Ce qui frappe dès la première écoute de ce deuxième album porté par le duo composé de Maxime Perrin à l’accordéon et Samuel Theze à la clarinette, c’est l’équilibre fertile et solide du dialogue instrumental qu’ils poursuivent depuis quelques années déjà.
Un Balcon sur la vie
Nul besoin de les connaître pour le ressentir, leur amitié à la ville comme en studio s’y perçoit à l’oreille au fil des morceaux et de l’improvisation sous-jacente à l’avènement de ce nouvel album. Leur collaboration résonne et rayonne comme une évidence. L’accord parfait de deux personnalités artistiques qui se sont trouvées et font des merveilles, lestées de leurs instruments respectifs, complémentaires dans leurs textures sonores. Car “Un Balcon sur la vie” n’est rien de moins qu’une splendeur musicale aux humeurs mouvantes, tantôt joyeuses et virevoltantes, tantôt mélancoliques et graves.
Ce bel album qui nous cueille au sortir d’une période hivernale en manque de légèreté est une bulle d’air qui annonce avec l’ardeur de ses interprètes un printemps meilleur. Il a le don de nous plonger en nous-même autant que de nous inviter à l’escapade. On s’y promène, on y voyage, au gré de ces 13 titres porte-bonheur qui révèlent une inspiration libre et foisonnante, le goût de jouer et la joie de se renvoyer la balle à deux. Quand la clarinette mène la danse et s’envole, lâchant la bride à son allégresse, l’accordéon sait se montrer discret mais à l’écoute, la soutient sans faillir, comme un ami sur qui l’on peut compter les yeux fermés.
Quand l’accordéon et la clarinette se racontent de blagues
Quand l’accordéon prend les devants et caracole en tête toutes notes au vent ou au contraire égraine avec lenteur son flot lancinant et pénétrant, la clarinette baisse la tête, retient son souffle et distille ses réponses à bon escient, apportant sa couleur au noir et blanc. Quand les deux mêlent leurs mélopées, c’est une alchimie radieuse aux chromatismes éclatants.
On croirait presque qu’ils se parlent ces deux-là, discutent à bâtons rompus, accordéon et clarinette se racontant des blagues, riant sous cape, se confiant leurs craintes et leurs blessures, leurs rêves et leurs espoirs, comme le feraient deux amis de longue date se retrouvant un soir de pluie au comptoir d’un bar.
Il y a de la vie et de la vitalité assurément dans ce disque inclassable qui porte le jazz haut, à un niveau de liberté décomplexée, ouvrant ses horizons sur le monde, défiant les carcans, assumant ses influences tziganes et manouches avec panache et délicatesse.
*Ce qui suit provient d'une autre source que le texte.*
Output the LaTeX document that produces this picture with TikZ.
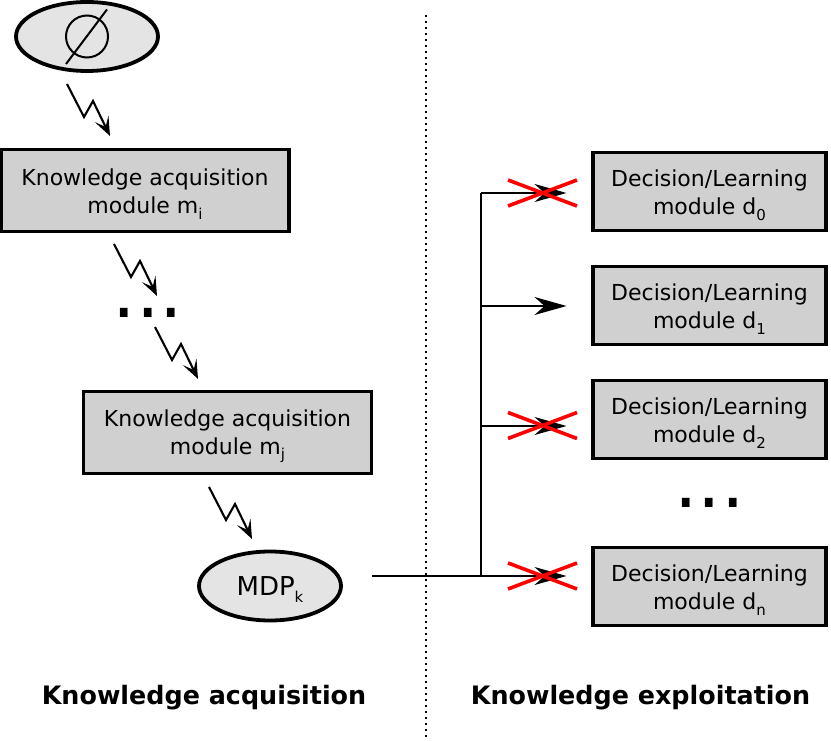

deux invités doués et chaleureux
Reprise de Goran Bregovic (compositeur attitré des films d’Emir Kusturica), leur version instrumentale de “Baila Leila” nous entraine, via sa mélodie ondoyante, en territoire slave, sans prendre ombrage de l’original.Jamais prétentieux, au plus près des intentions des musiciens, en phase avec leurs états d’âme naviguant sur toute la gamme des émotions, “Un Balcon sur la vie” n’hésite pas à ouvrir sa porte à deux invités doués et chaleureux.
Olivier Cahours s’immisce à la guitare sur les fantastiques “L’Un de l’autre” et “2e souffle”, morceaux tressant les cordes de l’un avec le souffle des deux autres pour former un paysage en demi-teintes, des épousailles à trois sur fond de ciel voilé, clairsemé entre grisaille et trouées de soleil, tandis que Guillaume Farley apporte sa voix, basse et percussions également, sur “Un Évènement » (composition ironique et croustillante de son cru) et nous offre de redécouvrir une chanson de Bernard Lavilliers avec une reprise du titre éponyme de son album “Les Barbares” (datant de 1976) qui tranche avec le reste et apporte un groove inattendu autant que bienvenu.
Un Balcon sur la vie, une échappée musicale aux accents multiples
Grave et lumineux, “L’Arrestation” clôt cette échappée musicale aux accents multiples avec une suprême humilité, comme une marche funèbre annonçant dans un élan de rédemption, renaissance et jours nouveaux.